Records from a dataset:
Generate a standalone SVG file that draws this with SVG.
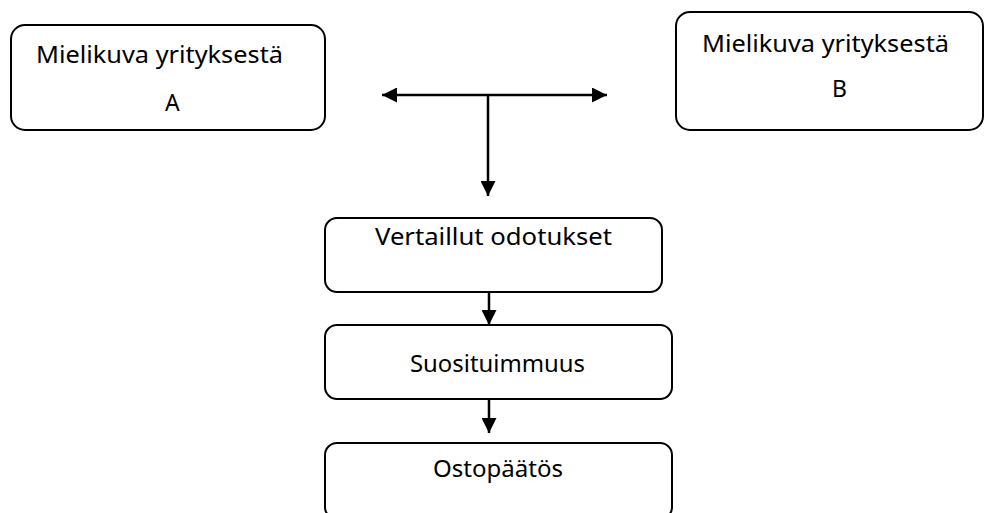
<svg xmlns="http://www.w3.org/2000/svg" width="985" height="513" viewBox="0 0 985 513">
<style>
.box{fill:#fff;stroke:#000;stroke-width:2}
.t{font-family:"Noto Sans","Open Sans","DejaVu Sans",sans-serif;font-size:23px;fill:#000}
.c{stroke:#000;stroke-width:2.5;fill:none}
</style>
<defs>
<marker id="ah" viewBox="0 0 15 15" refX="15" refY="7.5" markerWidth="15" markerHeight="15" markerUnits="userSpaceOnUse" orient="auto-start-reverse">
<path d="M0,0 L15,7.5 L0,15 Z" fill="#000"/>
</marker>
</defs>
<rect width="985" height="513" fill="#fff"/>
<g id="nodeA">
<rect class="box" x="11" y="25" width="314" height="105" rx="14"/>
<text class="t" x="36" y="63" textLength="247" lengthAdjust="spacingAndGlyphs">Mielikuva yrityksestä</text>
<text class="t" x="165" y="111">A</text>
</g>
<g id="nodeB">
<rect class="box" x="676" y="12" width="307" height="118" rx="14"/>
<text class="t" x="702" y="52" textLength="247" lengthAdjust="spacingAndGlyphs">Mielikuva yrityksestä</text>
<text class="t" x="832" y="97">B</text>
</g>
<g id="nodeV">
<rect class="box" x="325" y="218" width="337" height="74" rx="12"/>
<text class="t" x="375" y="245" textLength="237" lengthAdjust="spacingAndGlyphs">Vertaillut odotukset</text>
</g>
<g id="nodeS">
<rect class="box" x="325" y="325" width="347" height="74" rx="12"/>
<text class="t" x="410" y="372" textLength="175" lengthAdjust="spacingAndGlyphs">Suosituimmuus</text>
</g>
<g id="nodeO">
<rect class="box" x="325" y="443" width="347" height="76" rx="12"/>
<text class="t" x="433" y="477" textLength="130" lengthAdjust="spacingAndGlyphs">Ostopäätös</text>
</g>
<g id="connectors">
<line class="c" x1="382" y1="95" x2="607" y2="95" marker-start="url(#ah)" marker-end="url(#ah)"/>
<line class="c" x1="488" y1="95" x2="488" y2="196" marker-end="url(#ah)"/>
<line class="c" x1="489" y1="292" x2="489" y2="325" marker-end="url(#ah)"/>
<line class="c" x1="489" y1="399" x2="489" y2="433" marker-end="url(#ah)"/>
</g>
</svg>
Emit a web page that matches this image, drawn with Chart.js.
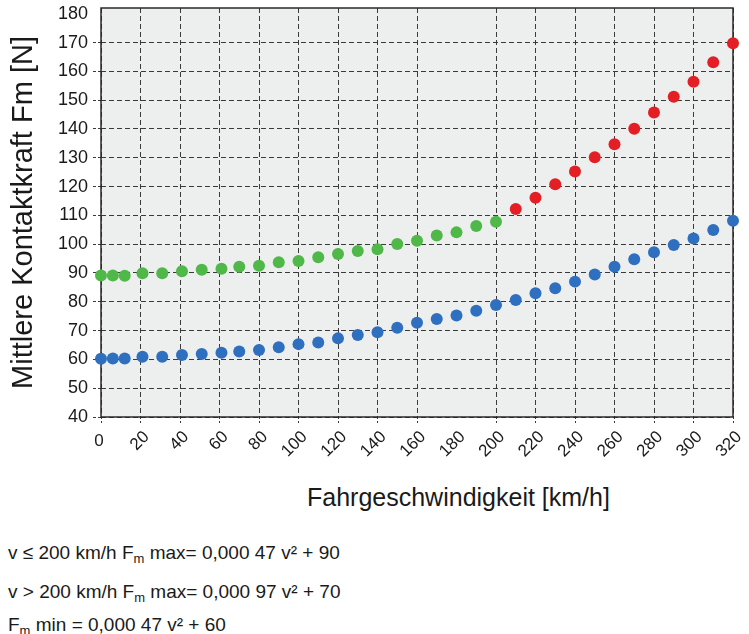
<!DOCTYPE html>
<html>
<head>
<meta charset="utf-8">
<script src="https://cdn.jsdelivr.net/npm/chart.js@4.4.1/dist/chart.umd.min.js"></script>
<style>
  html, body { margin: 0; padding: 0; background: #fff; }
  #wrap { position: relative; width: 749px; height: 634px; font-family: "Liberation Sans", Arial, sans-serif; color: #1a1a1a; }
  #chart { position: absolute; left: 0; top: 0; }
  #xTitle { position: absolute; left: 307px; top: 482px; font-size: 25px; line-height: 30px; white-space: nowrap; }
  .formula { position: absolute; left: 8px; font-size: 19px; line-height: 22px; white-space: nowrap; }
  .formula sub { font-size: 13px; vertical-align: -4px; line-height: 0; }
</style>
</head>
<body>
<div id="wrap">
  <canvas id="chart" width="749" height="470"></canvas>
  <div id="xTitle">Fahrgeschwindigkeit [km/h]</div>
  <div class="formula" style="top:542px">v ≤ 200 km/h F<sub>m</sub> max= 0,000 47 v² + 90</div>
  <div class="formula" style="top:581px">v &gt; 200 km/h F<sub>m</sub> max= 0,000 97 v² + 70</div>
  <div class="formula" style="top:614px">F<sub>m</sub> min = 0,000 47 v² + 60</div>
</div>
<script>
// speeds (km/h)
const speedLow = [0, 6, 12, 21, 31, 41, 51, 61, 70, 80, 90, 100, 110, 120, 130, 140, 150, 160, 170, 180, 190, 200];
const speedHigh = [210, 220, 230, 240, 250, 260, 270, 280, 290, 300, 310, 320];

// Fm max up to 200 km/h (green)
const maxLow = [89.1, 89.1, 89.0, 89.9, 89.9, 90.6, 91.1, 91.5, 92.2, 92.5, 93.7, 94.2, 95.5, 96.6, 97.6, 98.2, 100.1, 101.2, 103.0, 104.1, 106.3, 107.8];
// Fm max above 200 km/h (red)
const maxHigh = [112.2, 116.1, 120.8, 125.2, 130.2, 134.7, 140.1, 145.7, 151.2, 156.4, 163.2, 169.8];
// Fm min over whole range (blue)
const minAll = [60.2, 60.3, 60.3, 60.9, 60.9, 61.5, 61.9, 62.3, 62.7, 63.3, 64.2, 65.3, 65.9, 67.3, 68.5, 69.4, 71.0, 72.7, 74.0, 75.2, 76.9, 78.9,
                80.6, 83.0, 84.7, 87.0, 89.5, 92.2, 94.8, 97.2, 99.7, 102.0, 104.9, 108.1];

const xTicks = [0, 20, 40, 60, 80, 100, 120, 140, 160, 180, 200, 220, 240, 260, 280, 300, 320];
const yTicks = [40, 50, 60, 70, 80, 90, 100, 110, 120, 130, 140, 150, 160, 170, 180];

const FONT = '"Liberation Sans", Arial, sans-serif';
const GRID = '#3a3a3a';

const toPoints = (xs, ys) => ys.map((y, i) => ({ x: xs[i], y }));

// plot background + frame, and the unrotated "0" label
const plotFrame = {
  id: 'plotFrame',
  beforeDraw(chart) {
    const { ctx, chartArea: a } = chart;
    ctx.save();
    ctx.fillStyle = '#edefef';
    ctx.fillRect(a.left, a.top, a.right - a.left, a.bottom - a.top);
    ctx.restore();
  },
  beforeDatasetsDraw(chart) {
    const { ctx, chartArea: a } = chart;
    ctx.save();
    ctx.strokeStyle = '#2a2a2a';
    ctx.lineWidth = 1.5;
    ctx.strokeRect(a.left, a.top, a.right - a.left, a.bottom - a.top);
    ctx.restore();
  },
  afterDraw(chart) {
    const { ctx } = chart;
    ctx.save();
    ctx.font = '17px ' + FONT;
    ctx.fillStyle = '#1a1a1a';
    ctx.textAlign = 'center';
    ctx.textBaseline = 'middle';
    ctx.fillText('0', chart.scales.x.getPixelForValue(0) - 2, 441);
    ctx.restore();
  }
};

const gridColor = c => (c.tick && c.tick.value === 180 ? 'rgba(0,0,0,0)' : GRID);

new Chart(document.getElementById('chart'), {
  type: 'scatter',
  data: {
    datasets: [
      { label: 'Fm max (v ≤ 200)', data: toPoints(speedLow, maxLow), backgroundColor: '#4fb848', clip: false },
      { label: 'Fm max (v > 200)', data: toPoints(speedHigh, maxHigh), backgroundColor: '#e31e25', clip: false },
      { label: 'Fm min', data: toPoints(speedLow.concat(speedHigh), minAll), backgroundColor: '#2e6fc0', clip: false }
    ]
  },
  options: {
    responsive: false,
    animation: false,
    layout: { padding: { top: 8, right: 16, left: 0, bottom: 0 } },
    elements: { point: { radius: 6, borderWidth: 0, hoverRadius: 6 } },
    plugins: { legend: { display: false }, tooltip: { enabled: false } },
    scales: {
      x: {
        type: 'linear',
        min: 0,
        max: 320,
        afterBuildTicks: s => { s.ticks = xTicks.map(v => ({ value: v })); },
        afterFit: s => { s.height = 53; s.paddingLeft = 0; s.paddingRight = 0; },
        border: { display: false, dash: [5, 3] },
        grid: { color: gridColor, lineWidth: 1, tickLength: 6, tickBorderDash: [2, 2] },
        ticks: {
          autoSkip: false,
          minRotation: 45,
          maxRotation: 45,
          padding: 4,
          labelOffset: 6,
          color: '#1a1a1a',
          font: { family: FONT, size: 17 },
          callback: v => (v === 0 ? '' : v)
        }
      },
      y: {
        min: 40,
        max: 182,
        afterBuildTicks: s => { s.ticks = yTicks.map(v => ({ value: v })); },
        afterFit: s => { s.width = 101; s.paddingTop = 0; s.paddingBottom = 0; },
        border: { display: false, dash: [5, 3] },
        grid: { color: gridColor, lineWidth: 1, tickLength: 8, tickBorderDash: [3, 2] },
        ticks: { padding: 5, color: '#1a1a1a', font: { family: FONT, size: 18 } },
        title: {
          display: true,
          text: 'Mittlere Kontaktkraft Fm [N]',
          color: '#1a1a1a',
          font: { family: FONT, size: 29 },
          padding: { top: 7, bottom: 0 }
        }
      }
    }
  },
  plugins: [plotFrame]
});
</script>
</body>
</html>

* WHAT THIS TASK INVOLVES: From the entries above, copy every line that holds the word "with".

* EXERCISE RESPONSE:
Generate a standalone SVG file that draws this with SVG.
Emit a web page that matches this image, drawn with Chart.js.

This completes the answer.